[What this task involves]: Locate every line in the material below that has the word "diagram". Copy each of those lines.

[Excerpted records]:

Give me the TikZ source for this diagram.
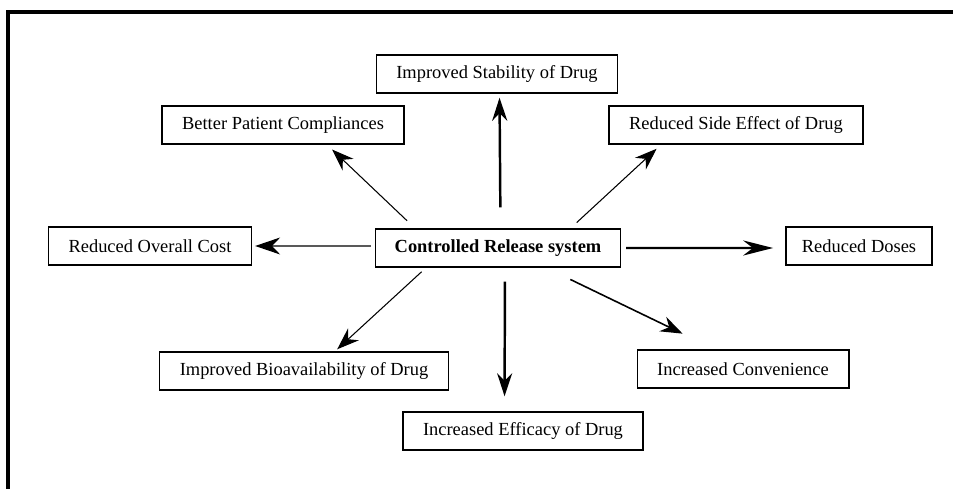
\documentclass[tikz,border=0pt]{standalone}
\usepackage{fontspec}
\setmainfont{Liberation Serif}
\usetikzlibrary{arrows.meta}
\tikzset{
  box/.style={draw=black, line width=0.8pt, fill=white, align=center,
              minimum height=0.76cm, inner xsep=0.4cm, font=\fontsize{10.5}{12}\selectfont},
  hubbox/.style={box, inner xsep=0.38cm, font=\fontsize{10.5}{12}\selectfont\bfseries},
  thinarrow/.style={-{Stealth[length=4.4mm, width=3.2mm]}, line width=0.6pt},
  thickarrow/.style={-{Stealth[length=4.6mm, width=3mm]}, line width=1.4pt}
}
\begin{document}
\begin{tikzpicture}[x=0.02cm, y=-0.02cm]
\useasboundingbox (0,0) rectangle (953,489);
% frame, cut at right and bottom
\draw[line width=2pt] (8,489) -- (8,12) -- (953,12);
% boxes
\node[hubbox] (crs) at (498,248) {Controlled Release system};
\node[box] (stab) at (497,74) {Improved Stability of Drug};
\node[box] (bpc) at (283,125) {Better Patient Compliances};
\node[box] (rse) at (736,125) {Reduced Side Effect of Drug};
\node[box] (roc) at (150,246) {Reduced Overall Cost};
\node[box, inner xsep=0.32cm] (rd) at (859,246) {Reduced Doses};
\node[box] (bio) at (304,371) {Improved Bioavailability of Drug};
\node[box] (eff) at (523,431) {Increased Efficacy of Drug};
\node[box] (conv) at (743,369) {Increased Convenience};
% arrows out of the hub
\draw[thickarrow, shorten <=0.42cm, shorten >=0.08cm] ([xshift=0.05cm]crs.north) -- ([xshift=0.05cm]stab.south);
\draw[thinarrow, shorten <=0.22cm, shorten >=0.14cm] ([xshift=-1.66cm]crs.north) -- ([xshift=0.88cm]bpc.south);
\draw[thinarrow, shorten <=0.17cm, shorten >=0.12cm] ([xshift=1.45cm]crs.north) -- ([xshift=-1.5cm]rse.south);
\draw[thinarrow, -{Stealth[length=5mm, width=3.4mm]}, shorten <=0.08cm, shorten >=0.06cm] ([yshift=0.04cm]crs.west) -- (roc.east);
\draw[thickarrow, -{Stealth[length=6mm, width=3mm]}, shorten <=0.1cm, shorten >=0.24cm] (crs.east) -- ([yshift=-0.04cm]rd.west);
\draw[thinarrow, shorten <=0.12cm, shorten >=0.06cm] ([xshift=-1.44cm]crs.south) -- ([xshift=0.62cm]bio.north);
\draw[thickarrow, shorten <=0.28cm, shorten >=0.3cm] ([xshift=0.14cm]crs.south) -- ([xshift=-0.37cm]eff.north);
\draw[thinarrow, line width=0.9pt, shorten <=0.54cm, shorten >=0.72cm] ([xshift=0.96cm]crs.south) -- ([xshift=-0.56cm]conv.north);
\end{tikzpicture}
\end{document}
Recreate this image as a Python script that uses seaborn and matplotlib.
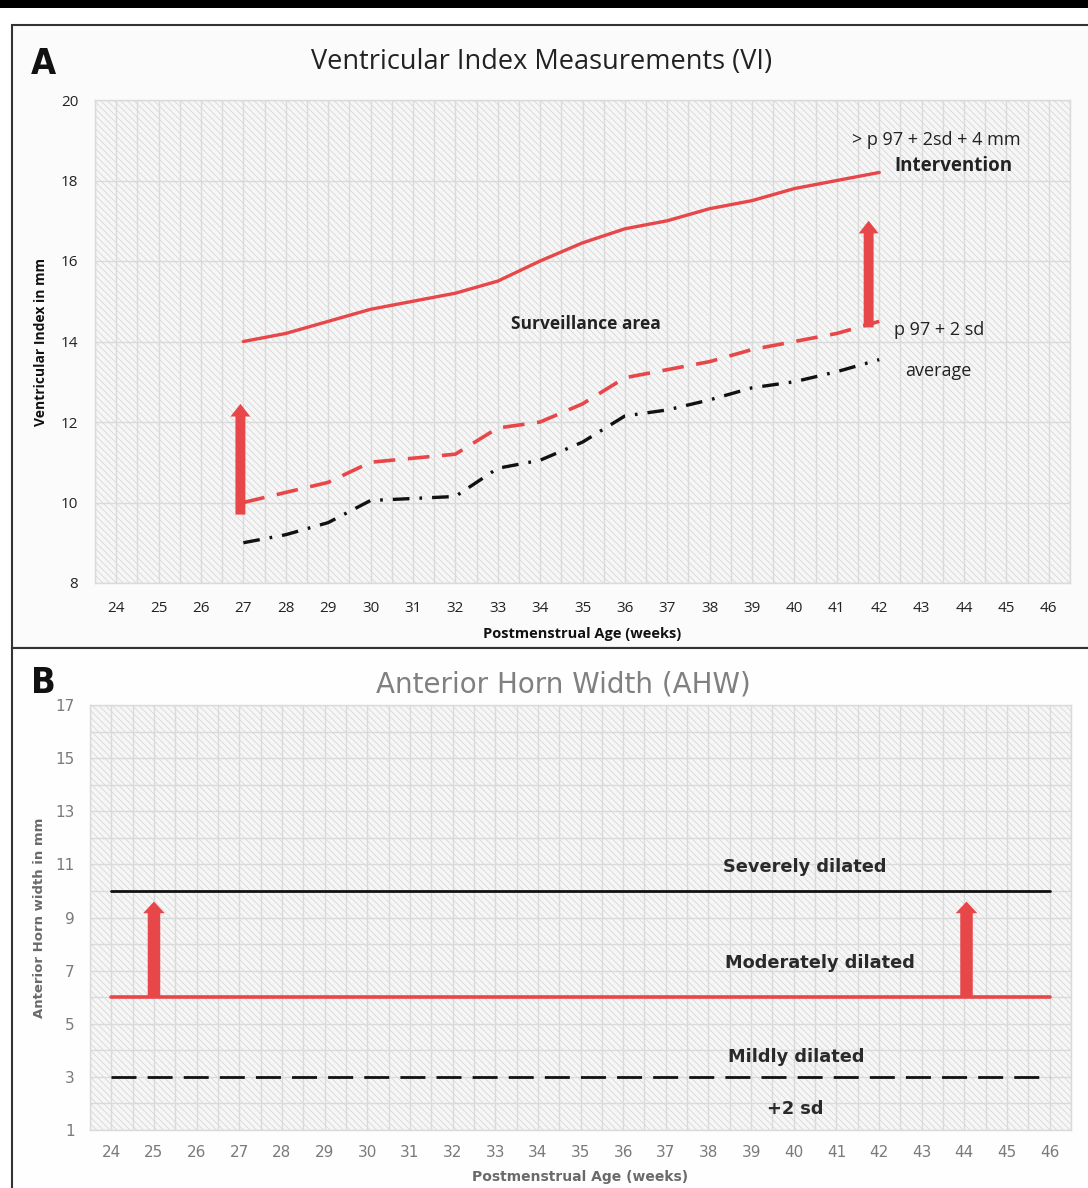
import matplotlib
matplotlib.use("Agg")
import matplotlib.pyplot as plt
import matplotlib.patches as mpatches
import seaborn as sns
import pandas as pd
import numpy as np

# ---------------- data ----------------
week_ticks = list(range(24, 47))

weeks_a = [27, 28, 29, 30, 31, 32, 33, 34, 35, 36, 37, 38, 39, 40, 41, 42]
intervention = [14.0, 14.2, 14.5, 14.8, 15.0, 15.2, 15.5, 16.0, 16.45, 16.8, 17.0, 17.3, 17.5, 17.8, 18.0, 18.2]
p97_2sd = [10.0, 10.25, 10.5, 11.0, 11.1, 11.2, 11.85, 12.0, 12.45, 13.1, 13.3, 13.5, 13.8, 14.0, 14.2, 14.5]
average = [9.0, 9.2, 9.5, 10.05, 10.1, 10.15, 10.85, 11.05, 11.5, 12.15, 12.3, 12.55, 12.85, 13.0, 13.25, 13.55]

yticks_a = [8, 10, 12, 14, 16, 18, 20]
yticks_b = [1, 3, 5, 7, 9, 11, 13, 15, 17]

weeks_b = [24, 46]
severe_line = [10, 10]
moderate_line = [6, 6]
mild_line = [3, 3]

# arrows: (x, y_start, y_end)
arrows_a = [(26.93, 9.7, 12.45), (41.75, 14.35, 17.0)]
arrows_b = [(25.0, 6.0, 9.6), (44.05, 6.0, 9.6)]

RED = "#e8474a"

sns.set_theme(style="white")
plt.rcParams["font.family"] = ["Open Sans", "DejaVu Sans"]
plt.rcParams["hatch.linewidth"] = 0.5

fig = plt.figure(figsize=(10.88, 11.88), dpi=100)
W, H = 1088, 1188


def fx(px):
    return px / W


def fy(py):
    return 1 - py / H


# frame elements
fig.add_artist(mpatches.Rectangle((0, fy(8)), 1, 8 / H, transform=fig.transFigure,
                                  facecolor="black", edgecolor="none", zorder=-5))
fig.add_artist(mpatches.Rectangle((fx(12), fy(648)), fx(1100 - 12), (648 - 25) / H,
                                  transform=fig.transFigure, facecolor="#fbfbfb",
                                  edgecolor="#333333", lw=1.5, zorder=-5))
fig.add_artist(mpatches.Rectangle((fx(12), fy(1192)), fx(1100 - 12), (1192 - 648) / H,
                                  transform=fig.transFigure, facecolor="#fefefe",
                                  edgecolor="#333333", lw=1.5, zorder=-5))


def style_axes(ax, ylim, yticks, minor_y):
    ax.add_patch(mpatches.Rectangle((0, 0), 1, 1, transform=ax.transAxes,
                                    facecolor="#f6f6f6", edgecolor="#d2d2d2",
                                    hatch="\\" * 5, lw=0, zorder=0))
    ax.set_xlim(23.5, 46.5)
    ax.set_ylim(*ylim)
    ax.set_xticks(week_ticks)
    ax.set_xticks(np.arange(23.5, 47, 1.0), minor=True)
    ax.set_yticks(yticks)
    if minor_y is not None:
        ax.set_yticks(minor_y, minor=True)
    ax.grid(True, which="both", color="#dadada", lw=1.0, zorder=1)
    ax.set_axisbelow(True)
    ax.tick_params(which="both", length=0)
    for s in ax.spines.values():
        s.set_color("#dadada")
        s.set_linewidth(1.0)
    ax.set_facecolor("none")


# ---------------- Panel A ----------------
axA = fig.add_axes([fx(95), fy(583), fx(1070 - 95), (583 - 100) / H])
style_axes(axA, (8, 20), yticks_a, None)

dfA = pd.DataFrame({"week": weeks_a, "intervention": intervention,
                    "p97": p97_2sd, "average": average})
sns.lineplot(data=dfA, x="week", y="intervention", ax=axA, color=RED, lw=2.4,
             zorder=3)
sns.lineplot(data=dfA, x="week", y="p97", ax=axA, color=RED, lw=2.6, zorder=3,
             linestyle=(0, (6, 3.5)))
sns.lineplot(data=dfA, x="week", y="average", ax=axA, color="#111111", lw=2.4,
             zorder=3, linestyle=(0, (5, 3, 0.8, 3)))

for x, y0, y1 in arrows_a:
    axA.annotate("", xy=(x, y1), xytext=(x, y0),
                 arrowprops=dict(arrowstyle="simple,head_width=1.1,head_length=0.7,tail_width=0.55",
                                 color=RED, mutation_scale=13, shrinkA=0, shrinkB=0, lw=0),
                 zorder=4)

axA.set_xlabel("Postmenstrual Age (weeks)", fontsize=10.5, fontweight="bold",
               color="#111111", labelpad=8)
axA.set_ylabel("Ventricular Index in mm", fontsize=10, fontweight="bold",
               color="#111111", labelpad=9)
axA.tick_params(axis="x", labelsize=11, colors="#222222", pad=13)
axA.tick_params(axis="y", labelsize=11, colors="#222222", pad=12)

axA.text(43.35, 19.0, "> p 97 + 2sd + 4 mm", fontsize=13, ha="center", va="center",
         color="#222222")
axA.text(43.75, 18.36, "Intervention", fontsize=13.5, fontweight="bold", ha="center",
         va="center", color="#222222")
axA.text(35.08, 14.43, "Surveillance area", fontsize=12.5, fontweight="bold",
         ha="center", va="center", color="#222222")
axA.text(43.42, 14.29, "p 97 + 2 sd", fontsize=13, ha="center", va="center",
         color="#222222")
axA.text(43.4, 13.27, "average", fontsize=13, ha="center", va="center",
         color="#222222")

fig.text(fx(542), fy(62), "Ventricular Index Measurements (VI)",
         fontsize=19.5, ha="center", va="center", color="#222222")
fig.text(fx(43), fy(64), "A", fontsize=26, fontweight="bold", ha="center",
         va="center", color="#111111", family="DejaVu Sans", fontstretch="condensed")

# ---------------- Panel B ----------------
axB = fig.add_axes([fx(90), fy(1130), fx(1071 - 90), (1130 - 705) / H])
style_axes(axB, (1, 17), yticks_b, list(range(2, 17, 2)))

dfB = pd.DataFrame({"week": weeks_b, "severe": severe_line,
                    "moderate": moderate_line, "mild": mild_line})
sns.lineplot(data=dfB, x="week", y="severe", ax=axB, color="#111111", lw=2.0, zorder=3)
sns.lineplot(data=dfB, x="week", y="moderate", ax=axB, color=RED, lw=2.6, zorder=3)
sns.lineplot(data=dfB, x="week", y="mild", ax=axB, color="#111111", lw=2.0, zorder=3,
             linestyle=(0, (9, 4)))

for x, y0, y1 in arrows_b:
    axB.annotate("", xy=(x, y1), xytext=(x, y0),
                 arrowprops=dict(arrowstyle="simple,head_width=1.3,head_length=0.7,tail_width=0.75",
                                 color=RED, mutation_scale=12, shrinkA=0, shrinkB=0, lw=0),
                 zorder=4)

fB = ["DejaVu Sans"]
axB.set_xlabel("Postmenstrual Age (weeks)", fontsize=10, fontweight="bold",
               color="#6a6a6a", labelpad=7, family=fB)
axB.set_ylabel("Anterior Horn width in mm", fontsize=9.5, fontweight="bold",
               color="#6a6a6a", labelpad=7, family=fB)
axB.tick_params(axis="x", labelsize=11, colors="#7a7a7a", pad=11)
axB.tick_params(axis="y", labelsize=11, colors="#7a7a7a", pad=11)
for lab in axB.get_xticklabels() + axB.get_yticklabels():
    lab.set_family(fB)

for txt, x, y in [("Severely dilated", 40.26, 10.9), ("Moderately dilated", 40.61, 7.3),
                  ("Mildly dilated", 40.07, 3.75), ("+2 sd", 40.03, 1.8)]:
    axB.text(x, y, txt, fontsize=12.8, fontweight="bold", ha="center", va="center",
             color="#2a2a2a", family=fB)

fig.text(fx(563), fy(684), "Anterior Horn Width (AHW)", fontsize=20, ha="center",
         va="center", color="#808080", family=fB)
fig.text(fx(43), fy(683), "B", fontsize=26, fontweight="bold", ha="center",
         va="center", color="#111111", family="DejaVu Sans", fontstretch="condensed")

fig.savefig("out.png", dpi=100)
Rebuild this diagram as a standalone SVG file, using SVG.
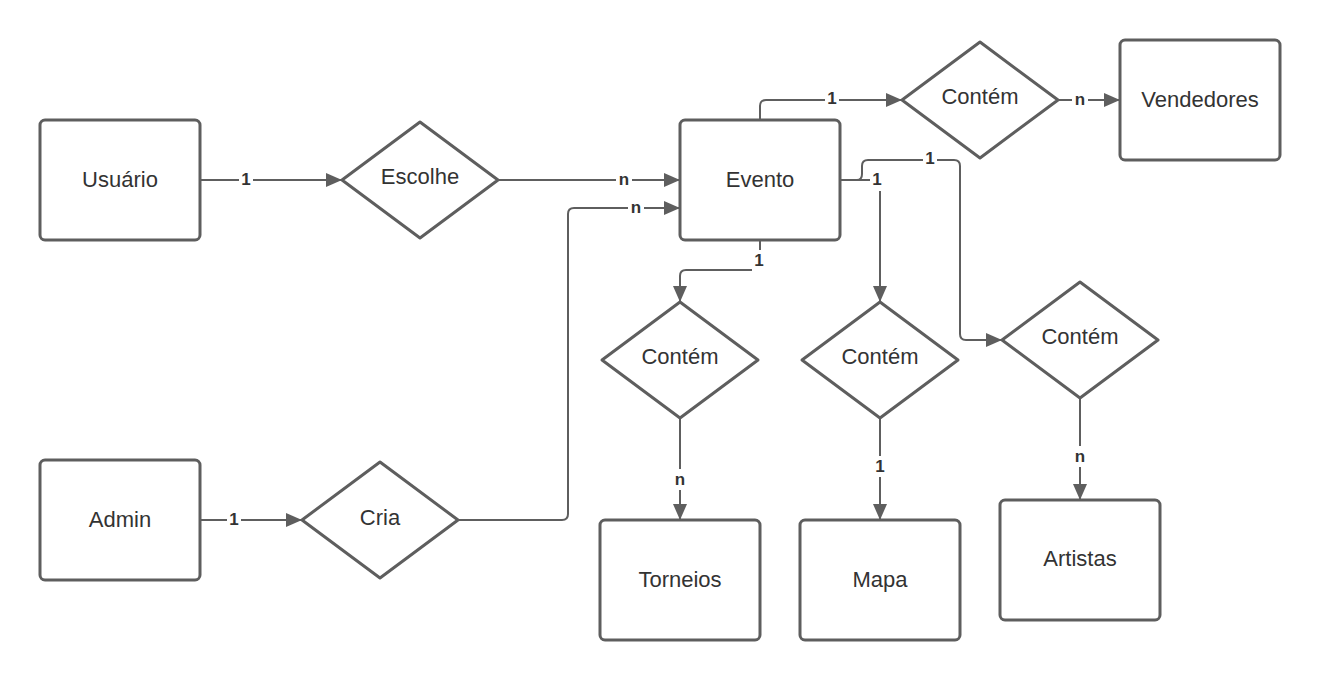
<svg xmlns="http://www.w3.org/2000/svg" width="1320" height="680" viewBox="0 0 1320 680">
<defs>
<marker id="arr" viewBox="0 0 16 14" refX="16" refY="7" markerWidth="16" markerHeight="14" markerUnits="userSpaceOnUse" orient="auto">
<path d="M0,0 L16,7 L0,14 Z" fill="#5e5e5e"/>
</marker>
<style>
.box{fill:#fff;stroke:#5e5e5e;stroke-width:3}
.dia{fill:#fff;stroke:#5e5e5e;stroke-width:3;stroke-linejoin:round}
.t{font-family:"Liberation Sans",Arial,sans-serif;font-size:22px;fill:#333;text-anchor:middle;dominant-baseline:central}
.c{fill:none;stroke:#5e5e5e;stroke-width:2;marker-end:url(#arr)}
.lb{fill:#fff}
.l{font-family:"Liberation Sans",Arial,sans-serif;font-size:17px;font-weight:bold;fill:#333;text-anchor:middle;dominant-baseline:central}
</style>
</defs>
<rect width="1320" height="680" fill="#fff"/>
<g id="connectors">
<path class="c" d="M200,180 H342"/>
<path class="c" d="M498,180 H680"/>
<path class="c" d="M200,520 H302"/>
<path class="c" d="M458,520 H562 Q568,520 568,514 V214 Q568,208 574,208 H680"/>
<path class="c" d="M760,120 V106 Q760,100 766,100 H902"/>
<path class="c" d="M1058,100 H1120"/>
<path class="c" d="M840,180 H857 Q862,180 862,174 V166 Q862,160 868,160 H954 Q960,160 960,166 V334 Q960,340 966,340 H1002"/>
<path class="c" d="M840,180 H880 V302"/>
<path class="c" d="M760,240 V270 H686 Q680,270 680,276 V302"/>
<path class="c" d="M680,418 V520"/>
<path class="c" d="M880,418 V520"/>
<path class="c" d="M1080,398 V500"/>
<g id="labels">
<rect class="lb" x="239" y="169" width="14" height="21"/><text class="l" x="246" y="179">1</text>
<rect class="lb" x="616" y="169" width="16" height="21"/><text class="l" x="624" y="179">n</text>
<rect class="lb" x="227" y="509" width="14" height="21"/><text class="l" x="234" y="519">1</text>
<rect class="lb" x="628" y="197" width="16" height="21"/><text class="l" x="636" y="207">n</text>
<rect class="lb" x="825" y="88" width="14" height="21"/><text class="l" x="832" y="98">1</text>
<rect class="lb" x="1072" y="89" width="16" height="21"/><text class="l" x="1080" y="99">n</text>
<rect class="lb" x="923" y="148" width="14" height="21"/><text class="l" x="930" y="158">1</text>
<rect class="lb" x="870" y="169" width="14" height="22"/><text class="l" x="877" y="179">1</text>
<rect class="lb" x="752" y="250" width="14" height="21"/><text class="l" x="759" y="260">1</text>
<rect class="lb" x="672" y="469" width="16" height="21"/><text class="l" x="680" y="479">n</text>
<rect class="lb" x="873" y="456" width="14" height="21"/><text class="l" x="880" y="466">1</text>
<rect class="lb" x="1072" y="446" width="16" height="21"/><text class="l" x="1080" y="456">n</text>
</g>
</g>
<g id="usuario"><rect class="box" x="40" y="120" width="160" height="120" rx="5"/><text class="t" x="120" y="179">Usuário</text></g>
<g id="evento"><rect class="box" x="680" y="120" width="160" height="120" rx="5"/><text class="t" x="760" y="179">Evento</text></g>
<g id="vendedores"><rect class="box" x="1120" y="40" width="160" height="120" rx="5"/><text class="t" x="1200" y="99">Vendedores</text></g>
<g id="admin"><rect class="box" x="40" y="460" width="160" height="120" rx="5"/><text class="t" x="120" y="519">Admin</text></g>
<g id="torneios"><rect class="box" x="600" y="520" width="160" height="120" rx="5"/><text class="t" x="680" y="579">Torneios</text></g>
<g id="mapa"><rect class="box" x="800" y="520" width="160" height="120" rx="5"/><text class="t" x="880" y="579">Mapa</text></g>
<g id="artistas"><rect class="box" x="1000" y="500" width="160" height="120" rx="5"/><text class="t" x="1080" y="558">Artistas</text></g>
<g id="escolhe"><path class="dia" d="M420,122 L498,180 L420,238 L342,180 Z"/><text class="t" x="420" y="176">Escolhe</text></g>
<g id="contem-vend"><path class="dia" d="M980,42 L1058,100 L980,158 L902,100 Z"/><text class="t" x="980" y="96">Contém</text></g>
<g id="cria"><path class="dia" d="M380,462 L458,520 L380,578 L302,520 Z"/><text class="t" x="380" y="517">Cria</text></g>
<g id="contem-torneios"><path class="dia" d="M680,302 L758,360 L680,418 L602,360 Z"/><text class="t" x="680" y="356">Contém</text></g>
<g id="contem-mapa"><path class="dia" d="M880,302 L958,360 L880,418 L802,360 Z"/><text class="t" x="880" y="356">Contém</text></g>
<g id="contem-artistas"><path class="dia" d="M1080,282 L1158,340 L1080,398 L1002,340 Z"/><text class="t" x="1080" y="336">Contém</text></g>
</svg>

[Full answer]:
Give me the TikZ source for this diagram.
Rebuild this diagram as a standalone SVG file, using SVG.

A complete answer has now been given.